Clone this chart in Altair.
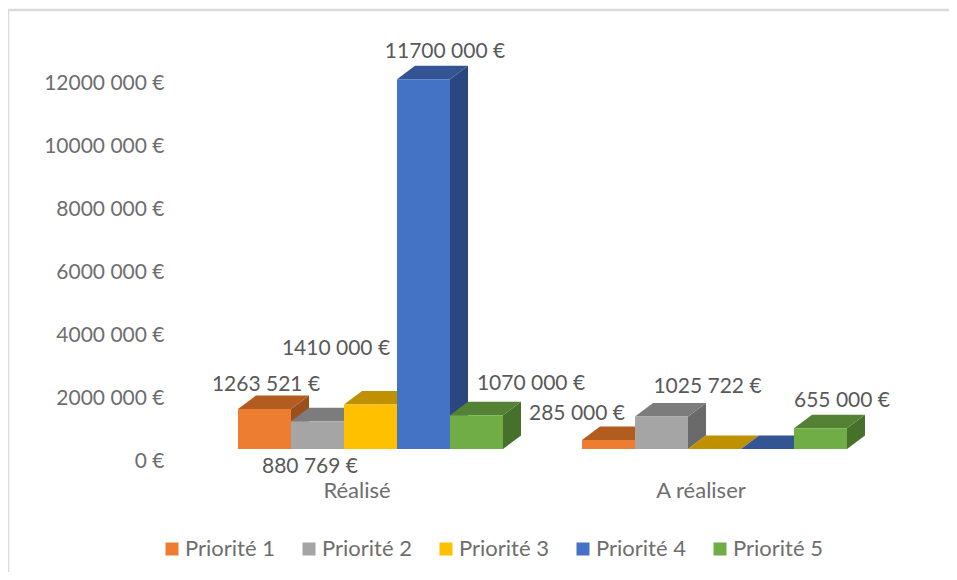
import altair as alt
import pandas as pd

categories = ["Réalisé", "A réaliser"]
priorities = ["Priorité 1", "Priorité 2", "Priorité 3", "Priorité 4", "Priorité 5"]
realise = [1263521, 880769, 1410000, 11700000, 1070000]
a_realiser = [285000, 1025722, 0, 0, 655000]
labels_realise = ["1263 521 €", "880 769 €", "1410 000 €", "11700 000 €", "1070 000 €"]
labels_a_realiser = ["285 000 €", "1025 722 €", "", "", "655 000 €"]
front_colors = ["#ED7D31", "#A5A5A5", "#FFC000", "#4472C4", "#70AD47"]
top_colors = ["#B35C20", "#7C7C7C", "#BF9000", "#335593", "#548235"]
side_colors = ["#9A4F1C", "#6A6A6A", "#A37B00", "#2B477E", "#47702B"]
tick_values = [0, 2000000, 4000000, 6000000, 8000000, 10000000, 12000000]
label_shift_realise = [(1.5, -24), (-7.5, 46), (-34.5, -55), (21.5, -27), (54.5, -31)]
label_shift_a_realiser = [(-31.5, -26), (46, -29.6), (0, 0), (0, 0), (21.5, -27.6)]

FONT = "Lato"
W, H = 941, 564
UNIT = 53.0            # px per bar
PX = 31.6 / 1e6        # px per euro
X0, Y0 = 230, 441      # chart position of the first bar's foot
GROUP_GAP = 344 / UNIT
DX, DY = 18 / UNIT, 13.5 / PX

x_scale = alt.Scale(domain=[-X0 / UNIT, (W - X0) / UNIT], nice=False, zero=False)
y_scale = alt.Scale(domain=[-(H - Y0) / PX, Y0 / PX], nice=False, zero=False)
AX_PX = 31.42 / 1e6
axis_scale = alt.Scale(domain=[-(H - 453) / AX_PX, 453 / AX_PX], nice=False, zero=False)

x_axis = alt.Axis(
    values=[2.5, 2.5 + GROUP_GAP],
    labelExpr=f"datum.value < 5 ? '{categories[0]}' : '{categories[1]}'",
    labelOffset=-14,
    labelBaseline="middle",
    labelPadding=0,
    labelFont=FONT,
    labelFontSize=22,
    labelColor="#6E6E6E",
    domain=False,
    ticks=False,
    grid=False,
    title=None,
    offset=-(H - 482),
)


def qx():
    return alt.X("x:Q", scale=x_scale, axis=x_axis)


def qy():
    return alt.Y("y:Q", scale=y_scale, axis=None)


layers = []

# value axis, on its own scale
layers.append(
    alt.Chart(pd.DataFrame({"v": tick_values, "x": [0.0] * len(tick_values)}))
    .mark_point(opacity=0)
    .encode(
        x=qx(),
        y=alt.Y(
            "v:Q",
            scale=axis_scale,
            axis=alt.Axis(
                values=tick_values,
                labelExpr="datum.value === 0 ? '0 €' : slice(format(datum.value, 'd'), 0, -3) + ' ' + slice(format(datum.value, 'd'), -3) + ' €'",
                labelFont=FONT,
                labelFontSize=21,
                labelColor="#6E6E6E",
                labelPadding=0,
                domain=False,
                ticks=False,
                grid=False,
                title=None,
                offset=-156,
            ),
        ),
    )
)

text_layers = []
for g, values in enumerate([realise, a_realiser]):
    texts = labels_realise if g == 0 else labels_a_realiser
    shifts = label_shift_realise if g == 0 else label_shift_a_realiser
    for i, v in enumerate(values):
        l = i + g * GROUP_GAP
        r = l + 1
        top = pd.DataFrame(
            {
                "x": [l, l + DX, r, r + DX],
                "y": [v, v, v, v + DY],
                "y2": [v, v + DY, v + DY, v + DY],
            }
        )
        side = pd.DataFrame({"x": [r, r + DX], "y": [v, v + DY], "y2": [0, DY]})
        front = pd.DataFrame(
            {"x": [l], "x2": [r], "y": [v], "y2": [0], "p": [priorities[i]]}
        )
        layers.append(
            alt.Chart(side)
            .mark_area(orient="vertical", color=side_colors[i])
            .encode(x=qx(), y=qy(), y2="y2:Q")
        )
        layers.append(
            alt.Chart(top)
            .mark_area(orient="vertical", color=top_colors[i])
            .encode(x=qx(), y=qy(), y2="y2:Q")
        )
        layers.append(
            alt.Chart(front)
            .mark_rect()
            .encode(
                x=qx(),
                x2="x2:Q",
                y=qy(),
                y2="y2:Q",
                color=alt.Color(
                    "p:N",
                    scale=alt.Scale(domain=priorities, range=front_colors),
                    legend=alt.Legend(
                        orient="none",
                        legendX=153,
                        legendY=530,
                        direction="horizontal",
                        title=None,
                        symbolType="square",
                        symbolSize=169,
                        symbolStrokeWidth=0,
                        symbolOffset=0,
                        labelFont=FONT,
                        labelFontSize=22,
                        labelColor="#6E6E6E",
                        labelOffset=2,
                        columnPadding=23,
                    ),
                ),
            )
        )
        if texts[i]:
            dx, dy = shifts[i]
            text_layers.append(
                alt.Chart(pd.DataFrame({"x": [l + 0.5], "y": [v], "t": [texts[i]]}))
                .mark_text(
                    dx=dx,
                    dy=dy,
                    font=FONT,
                    fontSize=21,
                    color="#595959",
                    align="center",
                    baseline="middle",
                )
                .encode(x=qx(), y=qy(), text="t:N")
            )

frame_color = "#DADADA"
border_top = (
    alt.Chart(pd.DataFrame({"a": [0]}))
    .mark_rule(color=frame_color, strokeWidth=2.5)
    .encode(x=alt.value(0), x2=alt.value(W), y=alt.value(2))
)
border_left = (
    alt.Chart(pd.DataFrame({"a": [0]}))
    .mark_rule(color=frame_color, strokeWidth=2.5)
    .encode(x=alt.value(0), y=alt.value(1), y2=alt.value(H))
)

chart = (
    alt.layer(border_top, border_left, *layers, *text_layers)
    .resolve_scale(y="independent")
    .properties(
        width=W,
        height=H,
        padding=0,
        autosize=alt.AutoSizeParams(type="none"),
        background="white",
    )
    .configure_view(stroke=None)
)

chart.save("out.html", embed_options={"renderer": "svg", "actions": False})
********************
From the first line above to the line containing "import pandas as pd", repeat each line exactly. Pictures stay out.

Clone this chart in Altair.
import altair as alt
import pandas as pd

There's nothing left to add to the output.